+++ SUPPLIED INFORMATION

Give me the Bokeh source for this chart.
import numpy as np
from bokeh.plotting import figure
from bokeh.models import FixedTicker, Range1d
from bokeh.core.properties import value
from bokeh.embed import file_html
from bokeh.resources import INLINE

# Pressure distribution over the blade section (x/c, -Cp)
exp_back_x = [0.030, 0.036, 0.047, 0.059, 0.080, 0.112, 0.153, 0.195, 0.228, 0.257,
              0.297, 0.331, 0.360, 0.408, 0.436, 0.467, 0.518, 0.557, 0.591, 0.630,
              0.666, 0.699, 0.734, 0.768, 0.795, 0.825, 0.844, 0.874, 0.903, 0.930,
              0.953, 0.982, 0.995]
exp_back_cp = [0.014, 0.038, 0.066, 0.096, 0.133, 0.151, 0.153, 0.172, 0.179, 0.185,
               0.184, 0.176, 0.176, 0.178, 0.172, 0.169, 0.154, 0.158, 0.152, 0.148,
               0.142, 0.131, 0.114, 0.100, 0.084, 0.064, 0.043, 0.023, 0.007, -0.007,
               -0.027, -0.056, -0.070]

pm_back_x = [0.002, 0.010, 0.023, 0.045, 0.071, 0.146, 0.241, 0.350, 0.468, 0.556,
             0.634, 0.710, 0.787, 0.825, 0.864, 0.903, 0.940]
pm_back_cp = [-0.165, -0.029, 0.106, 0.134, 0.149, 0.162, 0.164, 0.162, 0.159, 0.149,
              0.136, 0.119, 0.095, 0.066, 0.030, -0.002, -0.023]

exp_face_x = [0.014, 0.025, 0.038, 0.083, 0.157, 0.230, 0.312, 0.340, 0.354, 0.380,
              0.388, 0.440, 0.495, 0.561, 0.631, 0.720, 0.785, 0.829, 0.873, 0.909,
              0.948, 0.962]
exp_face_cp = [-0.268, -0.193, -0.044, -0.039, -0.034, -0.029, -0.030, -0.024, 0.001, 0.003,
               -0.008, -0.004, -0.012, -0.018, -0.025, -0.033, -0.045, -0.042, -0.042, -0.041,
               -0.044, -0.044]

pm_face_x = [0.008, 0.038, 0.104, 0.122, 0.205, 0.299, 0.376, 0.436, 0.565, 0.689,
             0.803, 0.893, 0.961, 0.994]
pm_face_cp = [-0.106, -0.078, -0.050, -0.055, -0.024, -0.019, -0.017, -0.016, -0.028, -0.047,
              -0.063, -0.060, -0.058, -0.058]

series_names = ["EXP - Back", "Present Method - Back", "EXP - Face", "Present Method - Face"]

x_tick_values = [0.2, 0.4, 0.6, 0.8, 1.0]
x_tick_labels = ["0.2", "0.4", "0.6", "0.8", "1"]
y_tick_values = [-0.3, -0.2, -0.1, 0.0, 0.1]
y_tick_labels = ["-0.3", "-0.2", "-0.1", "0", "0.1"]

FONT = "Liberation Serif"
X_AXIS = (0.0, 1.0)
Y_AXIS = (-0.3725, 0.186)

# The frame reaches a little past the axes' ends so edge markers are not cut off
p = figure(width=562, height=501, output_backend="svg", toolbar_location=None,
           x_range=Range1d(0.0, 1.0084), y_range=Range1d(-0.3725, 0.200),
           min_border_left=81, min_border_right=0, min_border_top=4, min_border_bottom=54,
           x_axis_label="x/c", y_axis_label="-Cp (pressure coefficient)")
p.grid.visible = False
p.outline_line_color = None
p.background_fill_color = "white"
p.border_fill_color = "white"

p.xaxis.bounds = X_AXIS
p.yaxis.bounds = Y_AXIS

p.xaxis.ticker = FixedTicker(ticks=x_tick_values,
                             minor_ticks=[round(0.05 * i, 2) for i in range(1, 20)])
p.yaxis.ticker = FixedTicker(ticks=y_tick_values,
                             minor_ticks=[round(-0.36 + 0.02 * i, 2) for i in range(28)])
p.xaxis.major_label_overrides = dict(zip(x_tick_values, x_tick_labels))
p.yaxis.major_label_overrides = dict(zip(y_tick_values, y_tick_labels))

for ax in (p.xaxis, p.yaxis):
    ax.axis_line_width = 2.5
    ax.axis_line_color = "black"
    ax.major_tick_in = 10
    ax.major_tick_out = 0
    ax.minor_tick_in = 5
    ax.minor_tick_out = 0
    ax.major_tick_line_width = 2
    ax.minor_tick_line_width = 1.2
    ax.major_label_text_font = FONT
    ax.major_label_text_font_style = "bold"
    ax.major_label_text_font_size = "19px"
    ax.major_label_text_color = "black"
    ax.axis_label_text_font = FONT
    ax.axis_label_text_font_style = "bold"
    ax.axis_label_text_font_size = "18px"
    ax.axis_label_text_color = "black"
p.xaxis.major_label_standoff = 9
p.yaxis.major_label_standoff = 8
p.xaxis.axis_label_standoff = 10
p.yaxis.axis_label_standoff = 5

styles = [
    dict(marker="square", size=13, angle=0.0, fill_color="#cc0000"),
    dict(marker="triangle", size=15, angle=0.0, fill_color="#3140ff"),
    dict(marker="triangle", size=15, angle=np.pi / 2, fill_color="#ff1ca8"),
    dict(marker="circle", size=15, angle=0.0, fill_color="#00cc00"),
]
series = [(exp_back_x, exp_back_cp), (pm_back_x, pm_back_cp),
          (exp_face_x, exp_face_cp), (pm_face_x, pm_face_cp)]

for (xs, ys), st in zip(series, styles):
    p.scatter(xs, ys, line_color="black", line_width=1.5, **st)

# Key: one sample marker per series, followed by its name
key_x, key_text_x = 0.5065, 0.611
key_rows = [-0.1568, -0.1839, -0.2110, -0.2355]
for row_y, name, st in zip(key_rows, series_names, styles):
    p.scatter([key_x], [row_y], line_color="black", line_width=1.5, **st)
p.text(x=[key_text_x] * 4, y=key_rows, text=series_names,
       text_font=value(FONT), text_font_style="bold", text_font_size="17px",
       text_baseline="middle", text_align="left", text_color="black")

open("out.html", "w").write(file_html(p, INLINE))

++++++

WRITTEN REQUEST
Go through the material above line by line and copy it exactly.

WORKED ANSWER
Give me the Bokeh source for this chart.
import numpy as np
from bokeh.plotting import figure
from bokeh.models import FixedTicker, Range1d
from bokeh.core.properties import value
from bokeh.embed import file_html
from bokeh.resources import INLINE

# Pressure distribution over the blade section (x/c, -Cp)
exp_back_x = [0.030, 0.036, 0.047, 0.059, 0.080, 0.112, 0.153, 0.195, 0.228, 0.257,
              0.297, 0.331, 0.360, 0.408, 0.436, 0.467, 0.518, 0.557, 0.591, 0.630,
              0.666, 0.699, 0.734, 0.768, 0.795, 0.825, 0.844, 0.874, 0.903, 0.930,
              0.953, 0.982, 0.995]
exp_back_cp = [0.014, 0.038, 0.066, 0.096, 0.133, 0.151, 0.153, 0.172, 0.179, 0.185,
               0.184, 0.176, 0.176, 0.178, 0.172, 0.169, 0.154, 0.158, 0.152, 0.148,
               0.142, 0.131, 0.114, 0.100, 0.084, 0.064, 0.043, 0.023, 0.007, -0.007,
               -0.027, -0.056, -0.070]

pm_back_x = [0.002, 0.010, 0.023, 0.045, 0.071, 0.146, 0.241, 0.350, 0.468, 0.556,
             0.634, 0.710, 0.787, 0.825, 0.864, 0.903, 0.940]
pm_back_cp = [-0.165, -0.029, 0.106, 0.134, 0.149, 0.162, 0.164, 0.162, 0.159, 0.149,
              0.136, 0.119, 0.095, 0.066, 0.030, -0.002, -0.023]

exp_face_x = [0.014, 0.025, 0.038, 0.083, 0.157, 0.230, 0.312, 0.340, 0.354, 0.380,
              0.388, 0.440, 0.495, 0.561, 0.631, 0.720, 0.785, 0.829, 0.873, 0.909,
              0.948, 0.962]
exp_face_cp = [-0.268, -0.193, -0.044, -0.039, -0.034, -0.029, -0.030, -0.024, 0.001, 0.003,
               -0.008, -0.004, -0.012, -0.018, -0.025, -0.033, -0.045, -0.042, -0.042, -0.041,
               -0.044, -0.044]

pm_face_x = [0.008, 0.038, 0.104, 0.122, 0.205, 0.299, 0.376, 0.436, 0.565, 0.689,
             0.803, 0.893, 0.961, 0.994]
pm_face_cp = [-0.106, -0.078, -0.050, -0.055, -0.024, -0.019, -0.017, -0.016, -0.028, -0.047,
              -0.063, -0.060, -0.058, -0.058]

series_names = ["EXP - Back", "Present Method - Back", "EXP - Face", "Present Method - Face"]

x_tick_values = [0.2, 0.4, 0.6, 0.8, 1.0]
x_tick_labels = ["0.2", "0.4", "0.6", "0.8", "1"]
y_tick_values = [-0.3, -0.2, -0.1, 0.0, 0.1]
y_tick_labels = ["-0.3", "-0.2", "-0.1", "0", "0.1"]

FONT = "Liberation Serif"
X_AXIS = (0.0, 1.0)
Y_AXIS = (-0.3725, 0.186)

# The frame reaches a little past the axes' ends so edge markers are not cut off
p = figure(width=562, height=501, output_backend="svg", toolbar_location=None,
           x_range=Range1d(0.0, 1.0084), y_range=Range1d(-0.3725, 0.200),
           min_border_left=81, min_border_right=0, min_border_top=4, min_border_bottom=54,
           x_axis_label="x/c", y_axis_label="-Cp (pressure coefficient)")
p.grid.visible = False
p.outline_line_color = None
p.background_fill_color = "white"
p.border_fill_color = "white"

p.xaxis.bounds = X_AXIS
p.yaxis.bounds = Y_AXIS

p.xaxis.ticker = FixedTicker(ticks=x_tick_values,
                             minor_ticks=[round(0.05 * i, 2) for i in range(1, 20)])
p.yaxis.ticker = FixedTicker(ticks=y_tick_values,
                             minor_ticks=[round(-0.36 + 0.02 * i, 2) for i in range(28)])
p.xaxis.major_label_overrides = dict(zip(x_tick_values, x_tick_labels))
p.yaxis.major_label_overrides = dict(zip(y_tick_values, y_tick_labels))

for ax in (p.xaxis, p.yaxis):
    ax.axis_line_width = 2.5
    ax.axis_line_color = "black"
    ax.major_tick_in = 10
    ax.major_tick_out = 0
    ax.minor_tick_in = 5
    ax.minor_tick_out = 0
    ax.major_tick_line_width = 2
    ax.minor_tick_line_width = 1.2
    ax.major_label_text_font = FONT
    ax.major_label_text_font_style = "bold"
    ax.major_label_text_font_size = "19px"
    ax.major_label_text_color = "black"
    ax.axis_label_text_font = FONT
    ax.axis_label_text_font_style = "bold"
    ax.axis_label_text_font_size = "18px"
    ax.axis_label_text_color = "black"
p.xaxis.major_label_standoff = 9
p.yaxis.major_label_standoff = 8
p.xaxis.axis_label_standoff = 10
p.yaxis.axis_label_standoff = 5

styles = [
    dict(marker="square", size=13, angle=0.0, fill_color="#cc0000"),
    dict(marker="triangle", size=15, angle=0.0, fill_color="#3140ff"),
    dict(marker="triangle", size=15, angle=np.pi / 2, fill_color="#ff1ca8"),
    dict(marker="circle", size=15, angle=0.0, fill_color="#00cc00"),
]
series = [(exp_back_x, exp_back_cp), (pm_back_x, pm_back_cp),
          (exp_face_x, exp_face_cp), (pm_face_x, pm_face_cp)]

for (xs, ys), st in zip(series, styles):
    p.scatter(xs, ys, line_color="black", line_width=1.5, **st)

# Key: one sample marker per series, followed by its name
key_x, key_text_x = 0.5065, 0.611
key_rows = [-0.1568, -0.1839, -0.2110, -0.2355]
for row_y, name, st in zip(key_rows, series_names, styles):
    p.scatter([key_x], [row_y], line_color="black", line_width=1.5, **st)
p.text(x=[key_text_x] * 4, y=key_rows, text=series_names,
       text_font=value(FONT), text_font_style="bold", text_font_size="17px",
       text_baseline="middle", text_align="left", text_color="black")

open("out.html", "w").write(file_html(p, INLINE))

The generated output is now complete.